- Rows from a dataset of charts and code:
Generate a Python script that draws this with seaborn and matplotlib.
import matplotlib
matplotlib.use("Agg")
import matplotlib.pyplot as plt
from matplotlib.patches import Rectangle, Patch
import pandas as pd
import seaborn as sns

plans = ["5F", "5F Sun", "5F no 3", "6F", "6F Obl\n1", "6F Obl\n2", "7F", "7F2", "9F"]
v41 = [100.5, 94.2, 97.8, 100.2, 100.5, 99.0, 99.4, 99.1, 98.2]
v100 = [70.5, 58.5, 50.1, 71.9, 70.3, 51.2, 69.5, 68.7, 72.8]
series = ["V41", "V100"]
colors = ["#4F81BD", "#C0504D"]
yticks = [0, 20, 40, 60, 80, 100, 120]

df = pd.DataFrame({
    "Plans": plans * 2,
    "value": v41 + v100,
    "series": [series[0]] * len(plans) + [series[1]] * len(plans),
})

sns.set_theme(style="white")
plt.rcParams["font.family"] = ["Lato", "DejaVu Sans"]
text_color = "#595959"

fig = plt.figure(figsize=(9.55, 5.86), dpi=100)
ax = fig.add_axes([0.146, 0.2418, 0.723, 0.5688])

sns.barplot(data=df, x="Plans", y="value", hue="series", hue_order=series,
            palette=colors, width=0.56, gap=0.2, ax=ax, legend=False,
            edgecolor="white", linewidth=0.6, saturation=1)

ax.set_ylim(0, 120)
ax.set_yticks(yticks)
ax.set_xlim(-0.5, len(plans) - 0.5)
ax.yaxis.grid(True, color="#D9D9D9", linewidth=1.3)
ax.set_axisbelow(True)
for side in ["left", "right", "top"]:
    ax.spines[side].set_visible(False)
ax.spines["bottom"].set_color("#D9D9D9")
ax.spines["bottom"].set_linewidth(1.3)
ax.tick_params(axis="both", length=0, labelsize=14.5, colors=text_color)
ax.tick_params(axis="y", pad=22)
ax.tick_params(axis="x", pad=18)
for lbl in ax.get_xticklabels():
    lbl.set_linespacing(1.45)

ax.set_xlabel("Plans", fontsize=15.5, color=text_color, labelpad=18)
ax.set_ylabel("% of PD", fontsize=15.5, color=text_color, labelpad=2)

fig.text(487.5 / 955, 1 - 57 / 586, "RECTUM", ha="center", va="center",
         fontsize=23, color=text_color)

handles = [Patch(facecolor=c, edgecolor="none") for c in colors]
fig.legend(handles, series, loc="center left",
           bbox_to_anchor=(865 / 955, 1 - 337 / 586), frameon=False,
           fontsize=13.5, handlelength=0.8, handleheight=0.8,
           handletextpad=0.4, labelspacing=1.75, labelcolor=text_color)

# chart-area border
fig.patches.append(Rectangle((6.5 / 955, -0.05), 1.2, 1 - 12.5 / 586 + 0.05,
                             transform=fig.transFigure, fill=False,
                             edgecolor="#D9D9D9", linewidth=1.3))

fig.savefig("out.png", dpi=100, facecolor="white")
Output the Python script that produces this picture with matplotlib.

- Request: Print the listing above from its first line through the line with "fontsize=23, color=text_color)", and stop there.

- Expected answer:
Generate a Python script that draws this with seaborn and matplotlib.
import matplotlib
matplotlib.use("Agg")
import matplotlib.pyplot as plt
from matplotlib.patches import Rectangle, Patch
import pandas as pd
import seaborn as sns

plans = ["5F", "5F Sun", "5F no 3", "6F", "6F Obl\n1", "6F Obl\n2", "7F", "7F2", "9F"]
v41 = [100.5, 94.2, 97.8, 100.2, 100.5, 99.0, 99.4, 99.1, 98.2]
v100 = [70.5, 58.5, 50.1, 71.9, 70.3, 51.2, 69.5, 68.7, 72.8]
series = ["V41", "V100"]
colors = ["#4F81BD", "#C0504D"]
yticks = [0, 20, 40, 60, 80, 100, 120]

df = pd.DataFrame({
    "Plans": plans * 2,
    "value": v41 + v100,
    "series": [series[0]] * len(plans) + [series[1]] * len(plans),
})

sns.set_theme(style="white")
plt.rcParams["font.family"] = ["Lato", "DejaVu Sans"]
text_color = "#595959"

fig = plt.figure(figsize=(9.55, 5.86), dpi=100)
ax = fig.add_axes([0.146, 0.2418, 0.723, 0.5688])

sns.barplot(data=df, x="Plans", y="value", hue="series", hue_order=series,
            palette=colors, width=0.56, gap=0.2, ax=ax, legend=False,
            edgecolor="white", linewidth=0.6, saturation=1)

ax.set_ylim(0, 120)
ax.set_yticks(yticks)
ax.set_xlim(-0.5, len(plans) - 0.5)
ax.yaxis.grid(True, color="#D9D9D9", linewidth=1.3)
ax.set_axisbelow(True)
for side in ["left", "right", "top"]:
    ax.spines[side].set_visible(False)
ax.spines["bottom"].set_color("#D9D9D9")
ax.spines["bottom"].set_linewidth(1.3)
ax.tick_params(axis="both", length=0, labelsize=14.5, colors=text_color)
ax.tick_params(axis="y", pad=22)
ax.tick_params(axis="x", pad=18)
for lbl in ax.get_xticklabels():
    lbl.set_linespacing(1.45)

ax.set_xlabel("Plans", fontsize=15.5, color=text_color, labelpad=18)
ax.set_ylabel("% of PD", fontsize=15.5, color=text_color, labelpad=2)

fig.text(487.5 / 955, 1 - 57 / 586, "RECTUM", ha="center", va="center",
         fontsize=23, color=text_color)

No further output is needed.